PROBLEM REQUIREMENTS: Give a verbatim copy of the lines below, minus the pictures.

=-=-=-=-=

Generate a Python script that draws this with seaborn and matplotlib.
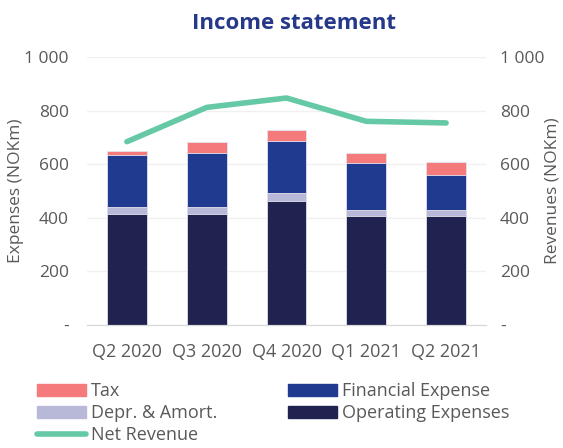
import matplotlib
matplotlib.use("Agg")
import matplotlib.pyplot as plt
import matplotlib.ticker as mticker
from matplotlib.patches import Patch
from matplotlib.lines import Line2D
import numpy as np
import pandas as pd
import seaborn as sns

# data (NOKm)
quarters = ["Q2 2020", "Q3 2020", "Q4 2020", "Q1 2021", "Q2 2021"]
operating_expenses = [413, 413, 462, 407, 408]
depr_amort = [26, 29, 32, 22, 22]
financial_expense = [194, 199, 193, 174, 130]
tax = [18, 41, 41, 39, 48]
net_revenue = [684, 812, 847, 760, 754]

c_tax = "#f47a7c"
c_fin = "#203a8f"
c_depr = "#b8b8d8"
c_opex = "#202350"
c_rev = "#66c9a6"
grey = "#595959"

sns.set_style("white")
plt.rcParams["font.family"] = ["Open Sans", "DejaVu Sans"]

df = pd.DataFrame({
    "quarter": quarters,
    "opex": operating_expenses,
    "depr": depr_amort,
    "fin": financial_expense,
    "tax": tax,
})
df["lvl_depr"] = df["opex"] + df["depr"]
df["lvl_fin"] = df["lvl_depr"] + df["fin"]
df["lvl_tax"] = df["lvl_fin"] + df["tax"]

fig, ax = plt.subplots(figsize=(5.63, 4.48), dpi=100)
fig.subplots_adjust(left=87 / 563, right=486 / 563, top=1 - 57 / 448, bottom=1 - 325 / 448)

# stacked bars: draw cumulative totals from the top segment down
for col, color in [("lvl_tax", c_tax), ("lvl_fin", c_fin), ("lvl_depr", c_depr), ("opex", c_opex)]:
    sns.barplot(data=df, x="quarter", y=col, color=color, width=0.5, ax=ax,
                edgecolor="#e4e4ee", linewidth=0.6, saturation=1, zorder=2)

ax2 = ax.twinx()
sns.lineplot(x=quarters, y=net_revenue, ax=ax2, color=c_rev, linewidth=4,
             sort=False, solid_capstyle="round", zorder=3)

def fmt(v, pos):
    if v == 0:
        return "-"
    return f"{int(v):,}".replace(",", " ")

for a, pad in ((ax, 13), (ax2, 10)):
    a.set_ylim(0, 1000)
    a.yaxis.set_major_locator(mticker.MultipleLocator(200))
    a.yaxis.set_major_formatter(mticker.FuncFormatter(fmt))
    a.tick_params(axis="y", length=0, labelsize=12.5, labelcolor=grey, pad=pad)
    for s in ("top", "left", "right"):
        a.spines[s].set_visible(False)
    a.spines["bottom"].set_color("#d9d9d9")

ax.set_xlim(-0.5, 4.5)
ax.grid(axis="y", color="#f0f0f0", linewidth=1, zorder=0)
ax.set_axisbelow(True)
ax.set_xlabel("")
ax.set_ylabel("Expenses (NOKm)", fontsize=12.5, color=grey, labelpad=0)
ax2.set_ylabel("Revenues (NOKm)", fontsize=12.5, color=grey, labelpad=0)
ax.tick_params(axis="x", which="major", length=0, labelsize=13, labelcolor=grey, pad=13)
ax.set_xticks(np.arange(-0.5, 5, 1), minor=True)
ax.tick_params(axis="x", which="minor", length=5, color="#d9d9d9", width=1)

fig.suptitle("Income statement", x=0.522, y=0.972, fontsize=16, fontweight="bold", color="#25388a")

handles = [
    Patch(color=c_tax, label="Tax"),
    Patch(color=c_depr, label="Depr. & Amort."),
    Line2D([], [], color=c_rev, linewidth=4, solid_capstyle="round", label="Net Revenue"),
    Patch(color=c_fin, label="Financial Expense"),
    Patch(color=c_opex, label="Operating Expenses"),
]
fig.legend(handles=handles, ncol=2, loc="upper left", bbox_to_anchor=(0.037, 0.183),
           frameon=False, fontsize=13, labelcolor=grey, handlelength=2.7,
           handletextpad=0.3, columnspacing=3.9, labelspacing=0.22)

fig.savefig("out.png", dpi=100)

=-=-=-=-=

WORKED SOLUTION:
Generate a Python script that draws this with seaborn and matplotlib.
import matplotlib
matplotlib.use("Agg")
import matplotlib.pyplot as plt
import matplotlib.ticker as mticker
from matplotlib.patches import Patch
from matplotlib.lines import Line2D
import numpy as np
import pandas as pd
import seaborn as sns

# data (NOKm)
quarters = ["Q2 2020", "Q3 2020", "Q4 2020", "Q1 2021", "Q2 2021"]
operating_expenses = [413, 413, 462, 407, 408]
depr_amort = [26, 29, 32, 22, 22]
financial_expense = [194, 199, 193, 174, 130]
tax = [18, 41, 41, 39, 48]
net_revenue = [684, 812, 847, 760, 754]

c_tax = "#f47a7c"
c_fin = "#203a8f"
c_depr = "#b8b8d8"
c_opex = "#202350"
c_rev = "#66c9a6"
grey = "#595959"

sns.set_style("white")
plt.rcParams["font.family"] = ["Open Sans", "DejaVu Sans"]

df = pd.DataFrame({
    "quarter": quarters,
    "opex": operating_expenses,
    "depr": depr_amort,
    "fin": financial_expense,
    "tax": tax,
})
df["lvl_depr"] = df["opex"] + df["depr"]
df["lvl_fin"] = df["lvl_depr"] + df["fin"]
df["lvl_tax"] = df["lvl_fin"] + df["tax"]

fig, ax = plt.subplots(figsize=(5.63, 4.48), dpi=100)
fig.subplots_adjust(left=87 / 563, right=486 / 563, top=1 - 57 / 448, bottom=1 - 325 / 448)

# stacked bars: draw cumulative totals from the top segment down
for col, color in [("lvl_tax", c_tax), ("lvl_fin", c_fin), ("lvl_depr", c_depr), ("opex", c_opex)]:
    sns.barplot(data=df, x="quarter", y=col, color=color, width=0.5, ax=ax,
                edgecolor="#e4e4ee", linewidth=0.6, saturation=1, zorder=2)

ax2 = ax.twinx()
sns.lineplot(x=quarters, y=net_revenue, ax=ax2, color=c_rev, linewidth=4,
             sort=False, solid_capstyle="round", zorder=3)

def fmt(v, pos):
    if v == 0:
        return "-"
    return f"{int(v):,}".replace(",", " ")

for a, pad in ((ax, 13), (ax2, 10)):
    a.set_ylim(0, 1000)
    a.yaxis.set_major_locator(mticker.MultipleLocator(200))
    a.yaxis.set_major_formatter(mticker.FuncFormatter(fmt))
    a.tick_params(axis="y", length=0, labelsize=12.5, labelcolor=grey, pad=pad)
    for s in ("top", "left", "right"):
        a.spines[s].set_visible(False)
    a.spines["bottom"].set_color("#d9d9d9")

ax.set_xlim(-0.5, 4.5)
ax.grid(axis="y", color="#f0f0f0", linewidth=1, zorder=0)
ax.set_axisbelow(True)
ax.set_xlabel("")
ax.set_ylabel("Expenses (NOKm)", fontsize=12.5, color=grey, labelpad=0)
ax2.set_ylabel("Revenues (NOKm)", fontsize=12.5, color=grey, labelpad=0)
ax.tick_params(axis="x", which="major", length=0, labelsize=13, labelcolor=grey, pad=13)
ax.set_xticks(np.arange(-0.5, 5, 1), minor=True)
ax.tick_params(axis="x", which="minor", length=5, color="#d9d9d9", width=1)

fig.suptitle("Income statement", x=0.522, y=0.972, fontsize=16, fontweight="bold", color="#25388a")

handles = [
    Patch(color=c_tax, label="Tax"),
    Patch(color=c_depr, label="Depr. & Amort."),
    Line2D([], [], color=c_rev, linewidth=4, solid_capstyle="round", label="Net Revenue"),
    Patch(color=c_fin, label="Financial Expense"),
    Patch(color=c_opex, label="Operating Expenses"),
]
fig.legend(handles=handles, ncol=2, loc="upper left", bbox_to_anchor=(0.037, 0.183),
           frameon=False, fontsize=13, labelcolor=grey, handlelength=2.7,
           handletextpad=0.3, columnspacing=3.9, labelspacing=0.22)

fig.savefig("out.png", dpi=100)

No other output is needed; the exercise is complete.